The plaintiff being a life tenant, it was his duty to pay the taxes upon the property in which he held a life estate (Bodwell v. Nutter,63 N.H. 446, and cases cited) and the interest upon any encumbrance upon the property. Peirce v. Burroughs, 58 N.H. 302. In this case the plaintiff has a life estate in a part only of property which is taxed as a whole, and the whole of which was subject to two mortgages. In such a situation the life tenant is bound to pay according to the percentage of the whole estate that is represented by the part in which he has a life estate. Fellows v. Fellows, 69 N.H. 339, 348. For example: if the farm without the timber and the timber without the farm were each worth $500, the plaintiff would be holden for one-half of the interest and taxes. As to these items, the division is to be made upon this principle.

The costs of the foreclosures should be apportioned ratably to the portion of the judgment for which each party is chargeable. They are incident to the whole proceeding, and this is the recognized rule for their apportionment. Doe v. Thompson, 22 N.H. 217; Hayes v. Morrison, 38 N.H. 90.

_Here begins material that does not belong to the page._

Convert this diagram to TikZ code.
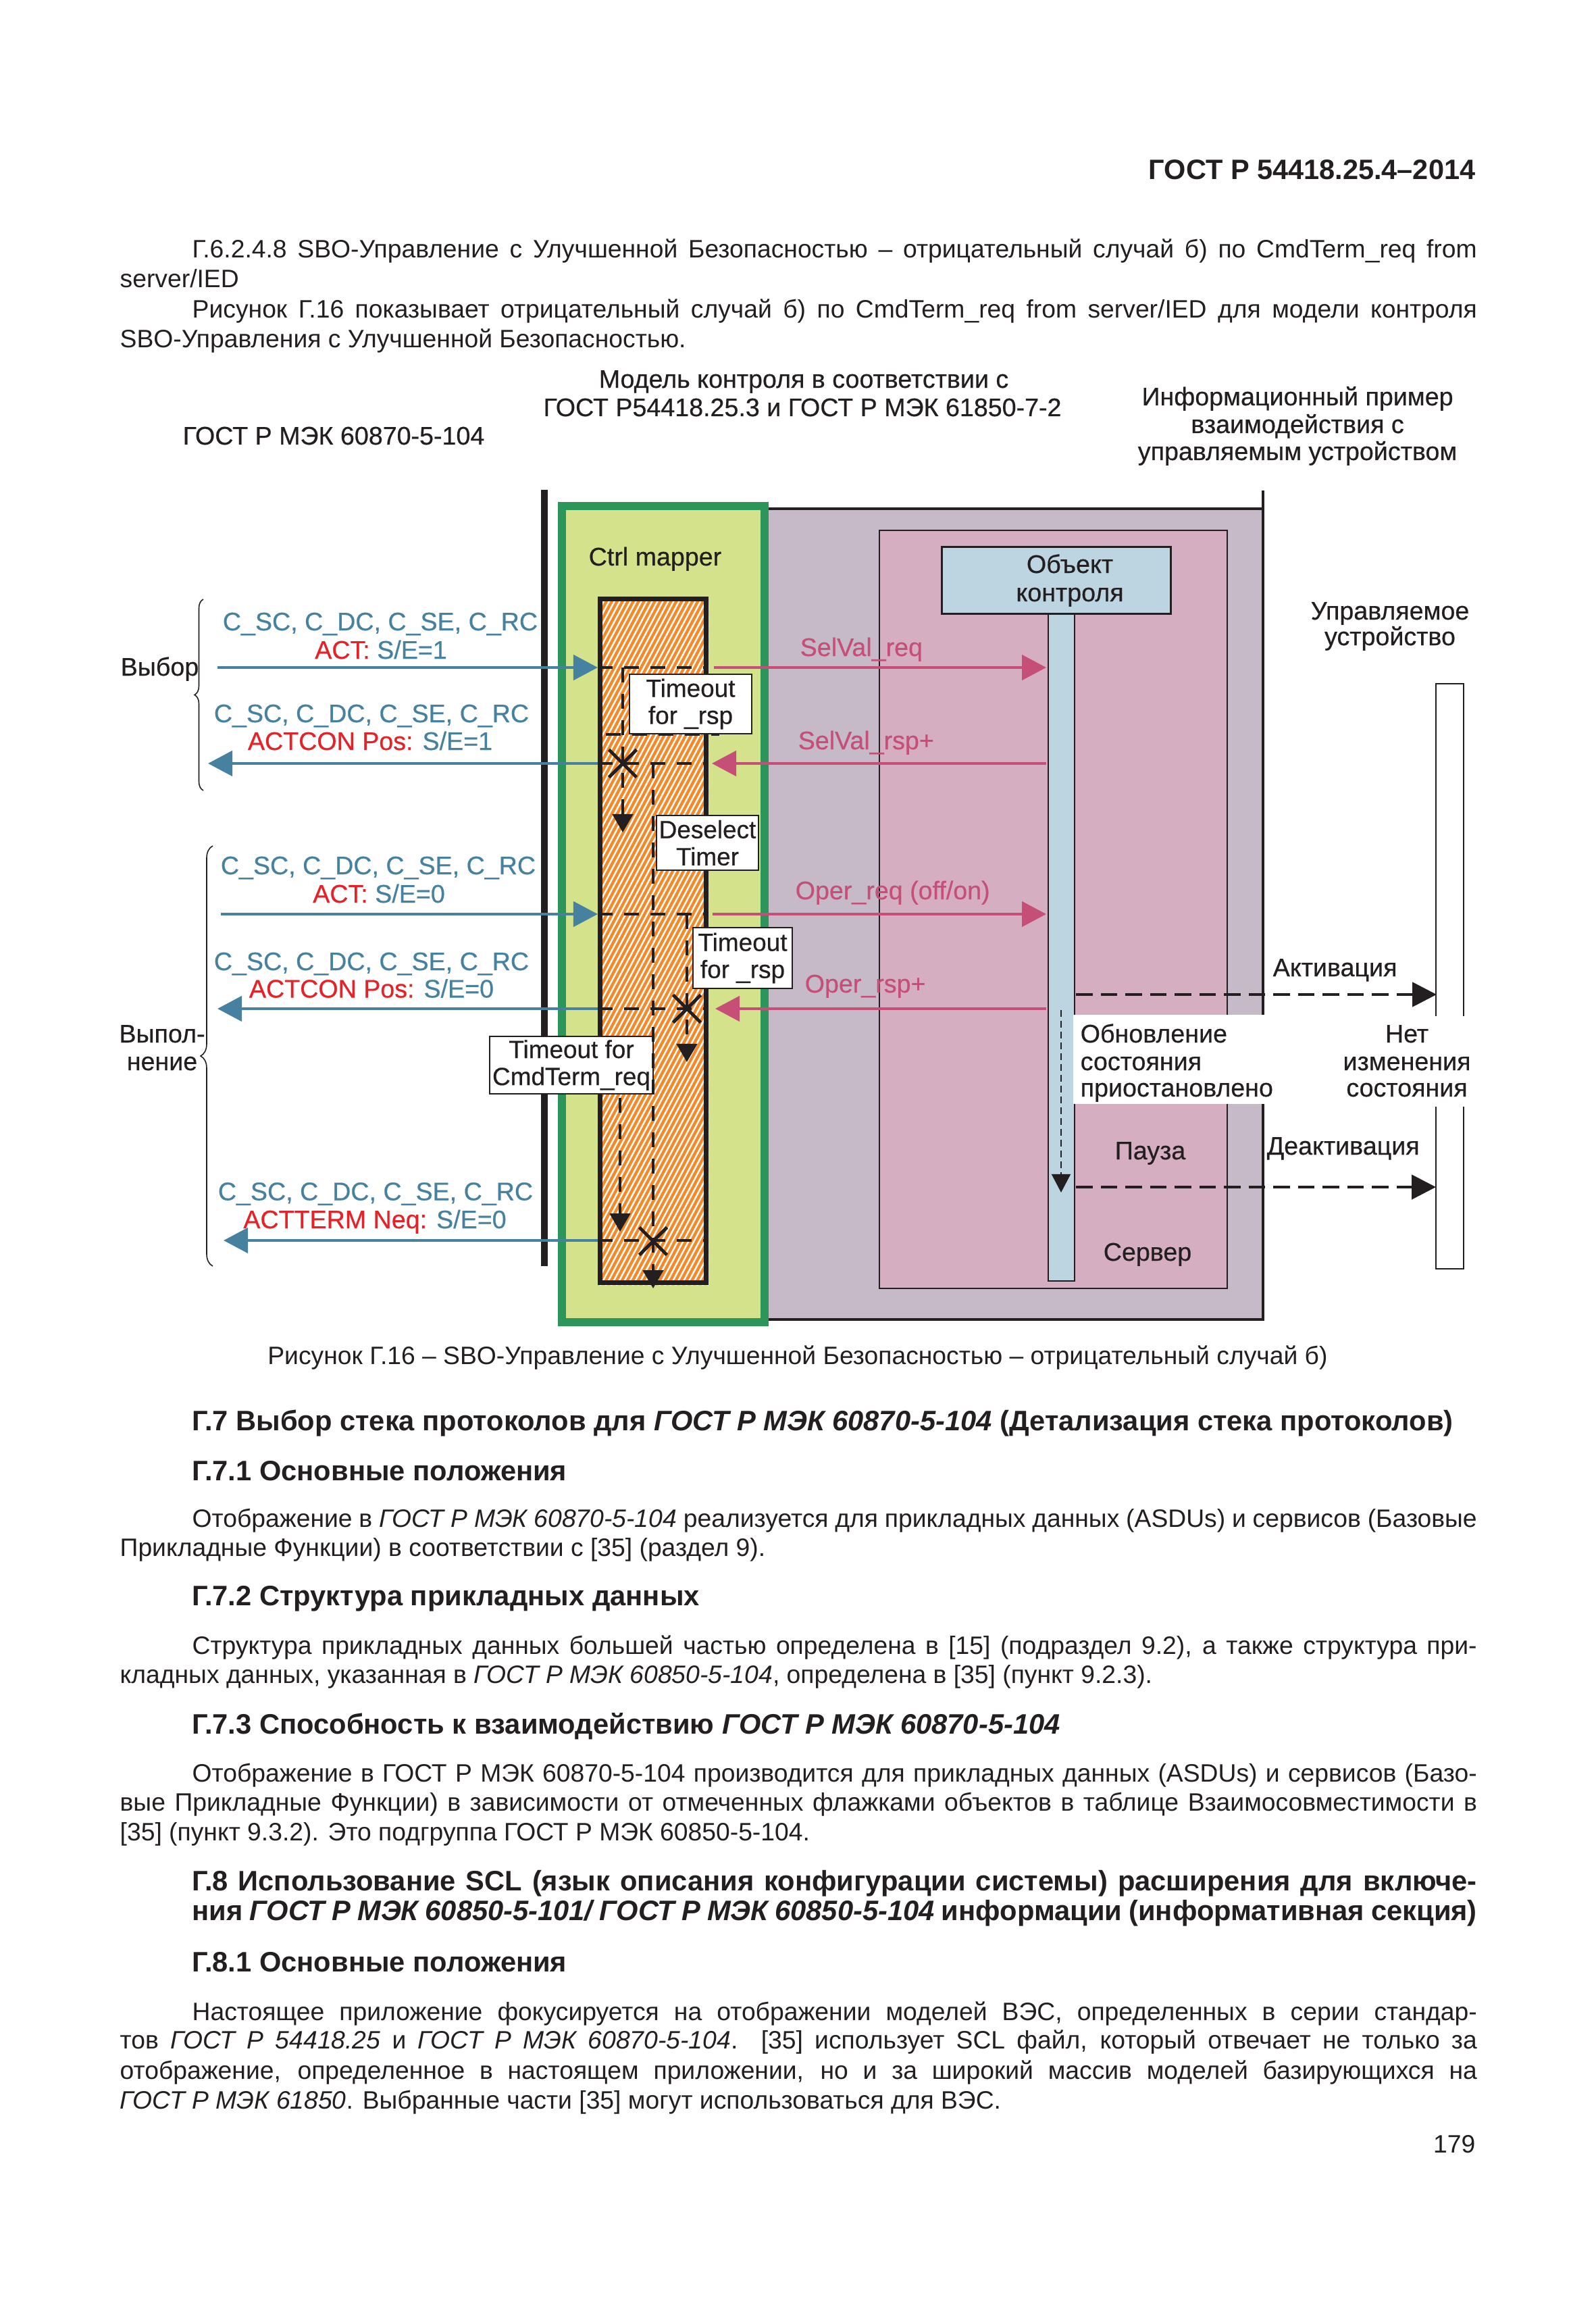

The remaining question relates to the sum to be paid by the plaintiff as a present liquidation of his obligation to hereafter keep down a part of the interest during the continuance of his life estate. If the mortgages were to continue as outstanding obligations, the plaintiff would have to pay his portion of the interest each year. In effect, he would be chargeable with an annuity to the defendant to the amount of such part of the interest. The probable duration of such right of the defendant is ordinarily determined by the use of the accepted tables of mortality. Keniston v. Gorrell, 74 N.H. 53. It having been agreed that the plaintiff has an expectancy of life of 17 years, it is unnecessary to consider whether the average expectancy might be found to be inapplicable, or might be modified, because of the state of the plaintiff's health. Fifield's Adm'x v. Rochester, 89 Vt. 329; Hoyt's Pro. Prac. 280. *351

The annual payment and the length of the term being thus determined, the present value is ascertained by the ordinary rules of discount. The rate per cent. at which the discount is to be made is to be found as a fact. The rule of law to be applied is that the rate should be such as will probably enable the defendant to invest the money as a reasonably prudent person would and receive on the investment the interest which is charged to him by way of discount. The proceeding is an equitable one, and the statutory rule of interest as damages, or upon contracts to pay interest where no rate is specified (P. S., c. 203, s. 1), is not controlling. "The equitable division . . . presented a question of fact for the decision of the superior court." Keniston v. Gorrell, supra, 55.

Case discharged.

SNOW, J., did not sit: the others concurred.